[start of Collected material]

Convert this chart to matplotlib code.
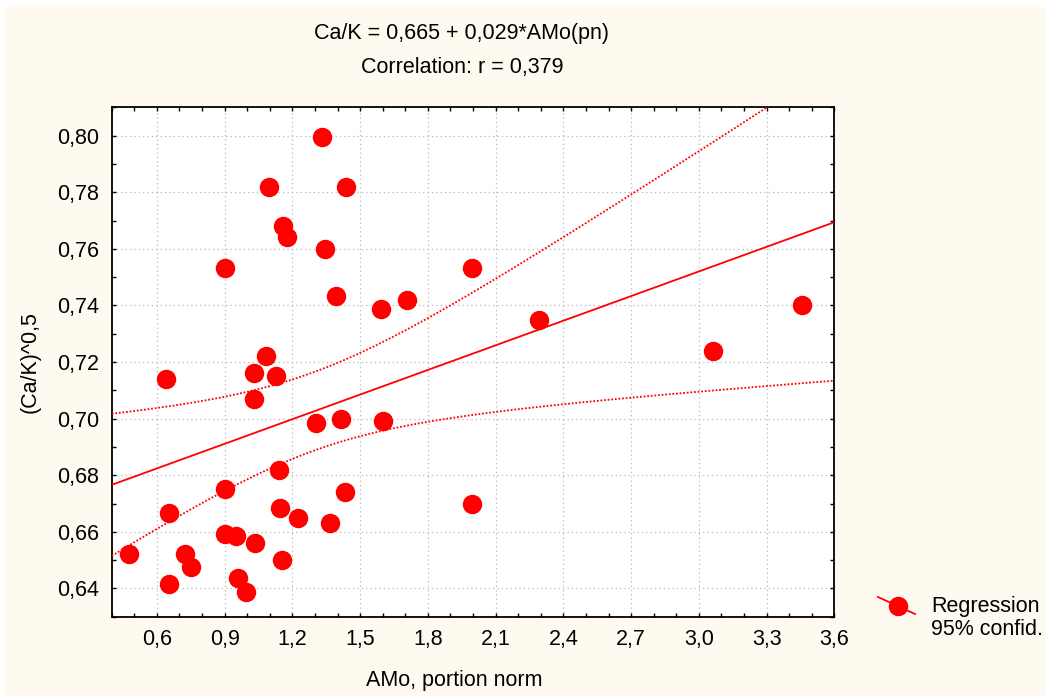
"""
Ca/K vs AMo: scatter with regression line and 95% confidence band
"""

import numpy as np
import matplotlib
matplotlib.use("Agg")
import matplotlib.pyplot as plt
from matplotlib.lines import Line2D
from matplotlib.patches import Rectangle
from matplotlib.ticker import MultipleLocator, FuncFormatter

plt.rcParams["font.family"] = ["Liberation Sans", "DejaVu Sans"]

# observed points (AMo, portion norm) -> (Ca/K)^0.5
amo = [0.477, 0.640, 0.653, 0.653, 0.725, 0.753, 0.900, 0.900, 0.951, 0.959,
       0.993, 1.028, 1.028, 1.034, 1.084, 1.128, 1.143, 1.147, 1.154, 1.226,
       1.304, 1.366, 1.417, 1.432, 1.600, 0.900, 1.098, 1.159, 1.176, 1.331,
       1.437, 1.346, 1.394, 1.592, 1.706, 1.997, 2.290, 3.062, 3.457, 1.997]
cak = [0.652, 0.714, 0.6666, 0.6416, 0.652, 0.6476, 0.6751, 0.6591, 0.6585, 0.6437,
       0.6388, 0.7161, 0.7070, 0.6562, 0.722, 0.7149, 0.6819, 0.6683, 0.650, 0.6649,
       0.6986, 0.6631, 0.6997, 0.674, 0.699, 0.7532, 0.7817, 0.7681, 0.7641, 0.7994,
       0.7817, 0.7599, 0.7434, 0.7386, 0.7418, 0.7533, 0.735, 0.7238, 0.7401, 0.6698]

x_ticks = [0.6, 0.9, 1.2, 1.5, 1.8, 2.1, 2.4, 2.7, 3.0, 3.3, 3.6]
y_ticks = [0.64, 0.66, 0.68, 0.70, 0.72, 0.74, 0.76, 0.78, 0.80]

# regression from the chart header
intercept = 0.665
slope = 0.029
r_value = 0.379
t_crit = 2.024  # t(0.975, df=38)

RED = "#ff0000"
BG = "#fffaf0"
FS = 15.5


def comma(v, digits):
    return f"{v:.{digits}f}".replace(".", ",")


x = np.array(amo)
y = np.array(cak)
n = len(x)
resid = y - (intercept + slope * x)
s = np.sqrt(np.sum(resid ** 2) / (n - 2))
sxx = np.sum((x - x.mean()) ** 2)

xs = np.linspace(0.4, 3.6, 200)
fit = intercept + slope * xs
half = t_crit * s * np.sqrt(1.0 / n + (xs - x.mean()) ** 2 / sxx)

fig = plt.figure(figsize=(10.45, 6.96), dpi=100, facecolor="white")
fig.add_artist(Rectangle((4 / 1045, 0), 1, 1 - 7 / 696, transform=fig.transFigure,
                         facecolor=BG, edgecolor="none", zorder=-10))
ax = fig.add_axes([0.1069, 0.1139, 0.6915, 0.7319])
ax.set_facecolor("white")

ax.plot(xs, fit, color=RED, lw=1.3, zorder=3)
ax.plot(xs, fit + half, color=RED, lw=1.3, ls=(0, (1, 1)), zorder=3)
ax.plot(xs, fit - half, color=RED, lw=1.3, ls=(0, (1, 1)), zorder=3)
ax.plot(x, y, "o", color=RED, ms=13, mec=RED, zorder=4)

ax.set_xlim(0.4, 3.6)
ax.set_ylim(0.63, 0.81)
ax.set_xticks(x_ticks)
ax.set_yticks(y_ticks)
ax.xaxis.set_minor_locator(MultipleLocator(0.1))
ax.yaxis.set_minor_locator(MultipleLocator(0.01))
ax.xaxis.set_major_formatter(FuncFormatter(lambda v, p: comma(v, 1)))
ax.yaxis.set_major_formatter(FuncFormatter(lambda v, p: comma(v, 2)))

ax.tick_params(which="both", direction="in", top=True, right=True,
               length=3, width=1, labelsize=FS)
ax.tick_params(axis="x", pad=9)
ax.tick_params(axis="y", pad=9)

ax.grid(which="major", color="#b8b8b8", lw=0.9, ls=(0, (1, 2.5)))
for sp in ax.spines.values():
    sp.set_linewidth(1.3)

ax.set_xlabel("AMo, portion norm", fontsize=FS, labelpad=10)
ax.xaxis.set_label_coords(0.474, -0.105)
ax.set_ylabel("(Ca/K)^0,5", fontsize=FS, labelpad=12)

fig.text(0.442, 1 - 33 / 696, f"Ca/K = {comma(intercept, 3)} + {comma(slope, 3)}*AMo(pn)",
         ha="center", va="center", fontsize=FS)
fig.text(0.442, 1 - 68 / 696, f"Correlation: r = {comma(r_value, 3)}",
         ha="center", va="center", fontsize=FS)

# legend glyph: slanted line through a dot
fig.add_artist(Line2D([878 / 1045, 915 / 1045], [1 - 597 / 696, 1 - 614 / 696],
                      transform=fig.transFigure, color=RED, lw=1.3))
fig.add_artist(Line2D([897.7 / 1045], [1 - 606 / 696], transform=fig.transFigure,
                      marker="o", ms=13, color=RED))
fig.text(931 / 1045, 1 - 618 / 696, "Regression\n95% confid.", ha="left", va="center",
         fontsize=FS, linespacing=1.15)

fig.savefig("out.png", dpi=100, facecolor="white")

[end of Collected material]

Your instructions. Quote the data above in full and without alteration; skip the pictures.

Solution to this problem.
Convert this chart to matplotlib code.
"""
Ca/K vs AMo: scatter with regression line and 95% confidence band
"""

import numpy as np
import matplotlib
matplotlib.use("Agg")
import matplotlib.pyplot as plt
from matplotlib.lines import Line2D
from matplotlib.patches import Rectangle
from matplotlib.ticker import MultipleLocator, FuncFormatter

plt.rcParams["font.family"] = ["Liberation Sans", "DejaVu Sans"]

# observed points (AMo, portion norm) -> (Ca/K)^0.5
amo = [0.477, 0.640, 0.653, 0.653, 0.725, 0.753, 0.900, 0.900, 0.951, 0.959,
       0.993, 1.028, 1.028, 1.034, 1.084, 1.128, 1.143, 1.147, 1.154, 1.226,
       1.304, 1.366, 1.417, 1.432, 1.600, 0.900, 1.098, 1.159, 1.176, 1.331,
       1.437, 1.346, 1.394, 1.592, 1.706, 1.997, 2.290, 3.062, 3.457, 1.997]
cak = [0.652, 0.714, 0.6666, 0.6416, 0.652, 0.6476, 0.6751, 0.6591, 0.6585, 0.6437,
       0.6388, 0.7161, 0.7070, 0.6562, 0.722, 0.7149, 0.6819, 0.6683, 0.650, 0.6649,
       0.6986, 0.6631, 0.6997, 0.674, 0.699, 0.7532, 0.7817, 0.7681, 0.7641, 0.7994,
       0.7817, 0.7599, 0.7434, 0.7386, 0.7418, 0.7533, 0.735, 0.7238, 0.7401, 0.6698]

x_ticks = [0.6, 0.9, 1.2, 1.5, 1.8, 2.1, 2.4, 2.7, 3.0, 3.3, 3.6]
y_ticks = [0.64, 0.66, 0.68, 0.70, 0.72, 0.74, 0.76, 0.78, 0.80]

# regression from the chart header
intercept = 0.665
slope = 0.029
r_value = 0.379
t_crit = 2.024  # t(0.975, df=38)

RED = "#ff0000"
BG = "#fffaf0"
FS = 15.5


def comma(v, digits):
    return f"{v:.{digits}f}".replace(".", ",")


x = np.array(amo)
y = np.array(cak)
n = len(x)
resid = y - (intercept + slope * x)
s = np.sqrt(np.sum(resid ** 2) / (n - 2))
sxx = np.sum((x - x.mean()) ** 2)

xs = np.linspace(0.4, 3.6, 200)
fit = intercept + slope * xs
half = t_crit * s * np.sqrt(1.0 / n + (xs - x.mean()) ** 2 / sxx)

fig = plt.figure(figsize=(10.45, 6.96), dpi=100, facecolor="white")
fig.add_artist(Rectangle((4 / 1045, 0), 1, 1 - 7 / 696, transform=fig.transFigure,
                         facecolor=BG, edgecolor="none", zorder=-10))
ax = fig.add_axes([0.1069, 0.1139, 0.6915, 0.7319])
ax.set_facecolor("white")

ax.plot(xs, fit, color=RED, lw=1.3, zorder=3)
ax.plot(xs, fit + half, color=RED, lw=1.3, ls=(0, (1, 1)), zorder=3)
ax.plot(xs, fit - half, color=RED, lw=1.3, ls=(0, (1, 1)), zorder=3)
ax.plot(x, y, "o", color=RED, ms=13, mec=RED, zorder=4)

ax.set_xlim(0.4, 3.6)
ax.set_ylim(0.63, 0.81)
ax.set_xticks(x_ticks)
ax.set_yticks(y_ticks)
ax.xaxis.set_minor_locator(MultipleLocator(0.1))
ax.yaxis.set_minor_locator(MultipleLocator(0.01))
ax.xaxis.set_major_formatter(FuncFormatter(lambda v, p: comma(v, 1)))
ax.yaxis.set_major_formatter(FuncFormatter(lambda v, p: comma(v, 2)))

ax.tick_params(which="both", direction="in", top=True, right=True,
               length=3, width=1, labelsize=FS)
ax.tick_params(axis="x", pad=9)
ax.tick_params(axis="y", pad=9)

ax.grid(which="major", color="#b8b8b8", lw=0.9, ls=(0, (1, 2.5)))
for sp in ax.spines.values():
    sp.set_linewidth(1.3)

ax.set_xlabel("AMo, portion norm", fontsize=FS, labelpad=10)
ax.xaxis.set_label_coords(0.474, -0.105)
ax.set_ylabel("(Ca/K)^0,5", fontsize=FS, labelpad=12)

fig.text(0.442, 1 - 33 / 696, f"Ca/K = {comma(intercept, 3)} + {comma(slope, 3)}*AMo(pn)",
         ha="center", va="center", fontsize=FS)
fig.text(0.442, 1 - 68 / 696, f"Correlation: r = {comma(r_value, 3)}",
         ha="center", va="center", fontsize=FS)

# legend glyph: slanted line through a dot
fig.add_artist(Line2D([878 / 1045, 915 / 1045], [1 - 597 / 696, 1 - 614 / 696],
                      transform=fig.transFigure, color=RED, lw=1.3))
fig.add_artist(Line2D([897.7 / 1045], [1 - 606 / 696], transform=fig.transFigure,
                      marker="o", ms=13, color=RED))
fig.text(931 / 1045, 1 - 618 / 696, "Regression\n95% confid.", ha="left", va="center",
         fontsize=FS, linespacing=1.15)

fig.savefig("out.png", dpi=100, facecolor="white")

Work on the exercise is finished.